O gelo começou a partir-se durante um almoço na sede do Banco Carregosa, no Porto. O edifício não é o mesmo onde nasceu a casa de câmbios que lhe deu origem, mas o peso da história continua a marcar presença naquelas paredes. Os títulos e cupões em papel são pedaços de história que espelham a evolução do Carregosa.
Seguiu-se uma curta viagem até ao Palácio da Bolsa, o local onde Maria Cândida Rocha e Silva ganhou papel de destaque como a primeira mulher corretora em Portugal e onde decorreu esta entrevista. O espaço que no passado acolheu o "floor" da Bolsa de Valores do Porto está hoje repleto de turistas. A mulher que cresceu ao lado do pai, que viveu a boémia de Coimbra, que passou alguns anos em Luanda, mas que se destacou no Porto diz-nos que a história não se irá preocupar consigo, mas deixa na história do sistema financeiro português um caminho de afirmação que poucas mulheres puderam alcançar. A presidente do conselho de administração do Banco Carregosa marca com esta entrevista de vida o arranque da 5.ª edição da iniciativa Negócios Sustentabilidade 20|30.
Estamos no Palácio da Bolsa, onde trabalhou como corretora quando a Bolsa de Valores do Porto aqui operava. Qual o melhor e pior momento que recorda aqui?

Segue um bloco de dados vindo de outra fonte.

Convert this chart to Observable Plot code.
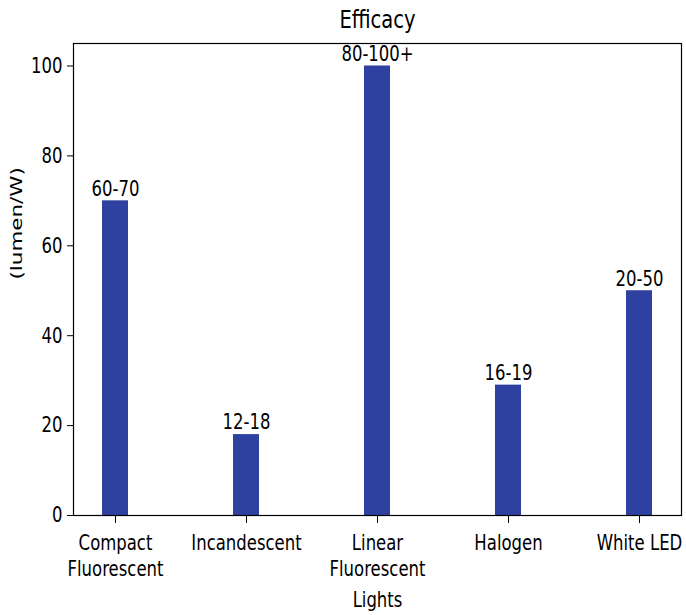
<!DOCTYPE html>
<html>
<head>
<meta charset="utf-8">
<script src="https://cdn.jsdelivr.net/npm/d3@7"></script>
<script src="https://cdn.jsdelivr.net/npm/@observablehq/plot@0.6"></script>
<style>
  html, body { margin: 0; padding: 0; background: #fff; }
  #chart svg { display: block; }
</style>
</head>
<body>
<div id="chart"></div>
<script>
const categories = ["Compact Fluorescent", "Incandescent", "Linear Fluorescent", "Halogen", "White LED"];
const tickLabels = ["Compact\nFluorescent", "Incandescent", "Linear\nFluorescent", "Halogen", "White LED"];
const efficacy = [70, 18, 100, 29, 50];
const barLabels = ["60-70", "12-18", "80-100+", "16-19", "20-50"];
const yTicks = [0, 20, 40, 60, 80, 100];

const data = categories.map((c, i) => ({light: c, value: efficacy[i], label: barLabels[i]}));
const labelOf = new Map(categories.map((c, i) => [c, tickLabels[i]]));
const font = "'DejaVu Sans', 'Liberation Sans', sans-serif";
const stretch = 1.3; // the reference text is stretched vertically

const chart = Plot.plot({
  width: 686,
  height: 615,
  marginLeft: 73,
  marginRight: 5,
  marginTop: 43,
  marginBottom: 100,
  style: {fontFamily: font, fontSize: "16.5px", background: "white", color: "black"},
  x: {domain: categories, paddingInner: 0.8, paddingOuter: 0.21, label: null},
  y: {domain: [0, 105], label: null},
  marks: [
    Plot.barY(data, {x: "light", y: "value", fill: "#2f41a0"}),
    Plot.text(data, {x: "light", y: "value", text: "label", lineAnchor: "middle", dy: -12, fontSize: 16.5, fill: "black"}),
    Plot.frame({stroke: "black", strokeWidth: 1.2}),
    Plot.axisX({tickSize: 8, tickPadding: 8, tickFormat: d => labelOf.get(d), fontSize: 16.5, lineHeight: 1.2, label: null}),
    Plot.axisY({ticks: yTicks, tickSize: 6, tickPadding: 5, fontSize: 16.5, label: null}),
    Plot.text(["Efficacy"], {frameAnchor: "top", lineAnchor: "middle", dy: -24, fontSize: 19.5, fill: "black"}),
    Plot.text(["Lights"], {frameAnchor: "bottom", lineAnchor: "middle", dy: 85, fontSize: 16.5, fill: "black"}),
    Plot.text(["(lumen/W)"], {frameAnchor: "left", lineAnchor: "middle", dx: -57, rotate: -90, fontSize: 16.5, fill: "black"})
  ]
});

// stretch every text vertically about its own anchor point
d3.select(chart).selectAll("text").each(function() {
  const t = this.transform && this.transform.baseVal.consolidate();
  const ay = t ? t.matrix.f : (+this.getAttribute("y") || 0);
  const prev = this.getAttribute("transform") || "";
  this.setAttribute("transform", `translate(0,${ay}) scale(1,${stretch}) translate(0,${-ay}) ${prev}`);
});

document.getElementById("chart").appendChild(chart);
</script>
</body>
</html>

Acho que o melhor foi quando tudo começou. O Porto nunca tinha tido uma bolsa de valores e eu fui a primeira mulher que trabalhou aqui no "floor". Isso deu-me muito orgulho. De princípio foi uma vida um bocadinho difícil porque tinha havido uma revolução. Antes da revolução transacionavam-se os títulos de qualquer maneira. As pessoas não tinham realmente a noção, só sabiam que aquele papel que hoje valia 10, amanhã valia 20, depois valia 30, depois 40. Veio a revolução e aquilo não valia nada. Depois, muito tempo depois, o Estado deu as tais obrigações do Tesouro – houve nacionalizações e expropriações – que teriam maturidade em 2002. Estávamos em 1974. Era no fim do mundo. Os primeiros tempos foram muito difíceis sob o ponto de vista de negócio porque eu acho que as pessoas não acreditavam e não aderiam. Portugal nunca foi um país com tradição de bolsa e a revolução teve muita influência.
Depois entrou-se num momento de grande euforia quando as coisas estabilizaram.

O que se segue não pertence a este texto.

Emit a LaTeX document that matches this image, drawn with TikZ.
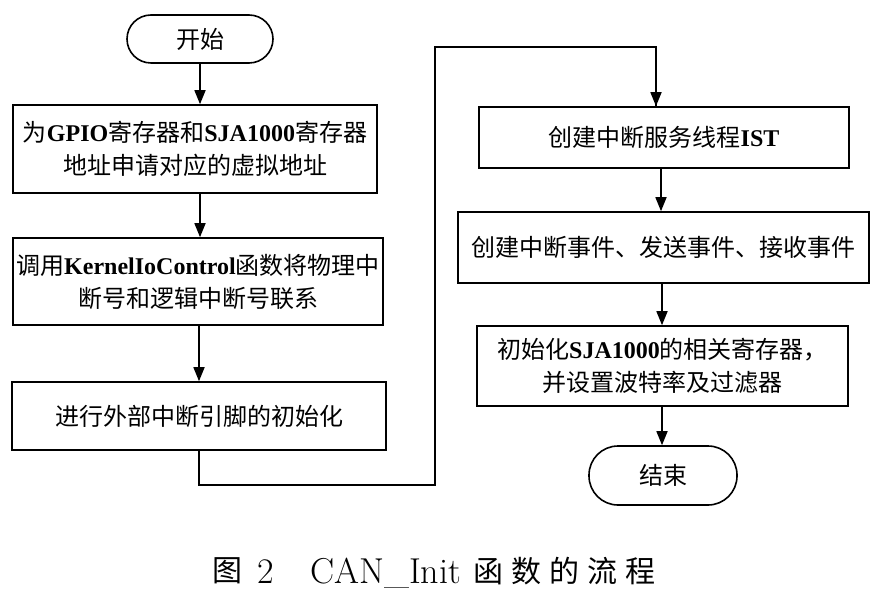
\documentclass[tikz,border=0pt]{standalone}
\usepackage{fontspec}
\newfontfamily\cjk{Noto Sans CJK SC}
\newfontfamily\tnr{Liberation Serif}
\newcommand\en[1]{{\tnr\bfseries #1}}
\usetikzlibrary{arrows.meta}
\tikzset{
  box/.style={draw, line width=1.6pt, rectangle, align=center, inner sep=0pt,
    font=\cjk\fontsize{24}{33}\selectfont},
  term/.style={draw, line width=1.6pt, rectangle, align=center, inner sep=0pt,
    font=\cjk\fontsize{24}{33}\selectfont},
  arr/.style={line width=1.6pt, -{Triangle[length=14pt,width=11pt]}},
  captext/.style={inner sep=0pt}
}
\begin{document}
\begin{tikzpicture}[x=1pt,y=-1pt]
\useasboundingbox (0,0) rectangle (882,601);
% left column
\node[term, minimum width=146pt, minimum height=48pt, rounded corners=24pt] (start) at (200,39) {开始};
\node[box, minimum width=364pt, minimum height=88pt] (b1) at (195,149)
  {为\en{GPIO}寄存器和\en{SJA1000}寄存器\\地址申请对应的虚拟地址};
\node[box, minimum width=370pt, minimum height=87pt] (b2) at (198,281.5)
  {调用\en{KernelIoControl}函数将物理中\\断号和逻辑中断号联系};
\node[box, minimum width=374pt, minimum height=68pt] (b3) at (199,416)
  {进行外部中断引脚的初始化};
% right column
\node[box, minimum width=370pt, minimum height=61pt] (b4) at (664,137.5)
  {创建中断服务线程\en{IST}};
\node[box, minimum width=411pt, minimum height=71pt] (b5) at (663.5,247.5)
  {创建中断事件、发送事件、接收事件};
\node[box, minimum width=371pt, minimum height=80pt] (b6) at (662.5,366)
  {初始化\en{SJA1000}的相关寄存器，\\并设置波特率及过滤器};
\node[term, minimum width=148pt, minimum height=59pt, rounded corners=29pt] (end) at (663,475.5) {结束};
% connectors
\draw[arr] (start) -- (start |- b1.north);
\draw[arr] (b1.south -| start) -- (b2.north -| start);
\draw[arr] (b2.south -| b3) -- (b3.north);
\coordinate (r1) at (435,485);
\coordinate (r2) at (435,47);
\coordinate (t4) at (656,107);
\draw[line width=1.6pt] (b3.south) |- (r1) -- (r2) -| (t4);
\draw[arr] (r2 -| t4) -- (b4.north -| t4);
\draw[arr] (b4.south -| 661,0) -- (b5.north -| 661,0);
\draw[arr] (b5.south -| 662,0) -- (b6.north -| 662,0);
\draw[arr] (b6.south -| 662,0) -- (end.north -| 662,0);
% caption
\node[captext, font=\cjk\fontsize{30}{30}\selectfont] (cfig) at (227.5,571) {图};
\node[captext, font=\fontsize{36}{36}\selectfont, anchor=base] (cnum) at (266,583) {2};
\node[captext, font=\fontsize{36}{36}\selectfont, anchor=base west] (cname) at (310,583) {CAN\_Init};
\node[captext, font=\cjk\fontsize{30}{30}\selectfont, anchor=west] (ctitle) at (473,571)
  {函\hspace{8pt}数\hspace{8pt}的\hspace{8pt}流\hspace{8pt}程};
\end{tikzpicture}
\end{document}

Estabilizaram, eu estava lá e pude fazer parte desse momento. Ao mesmo tempo foi quebrar com uma... Nunca tinha acontecido, a bolsa nunca tinha funcionado. E eu fiz parte desses primeiros corretores e isso deu-me muito gosto. O momento mais triste foi quando Cavaco Silva e Miguel Cadilhe vieram dizer que nós estávamos a vender gato por lebre.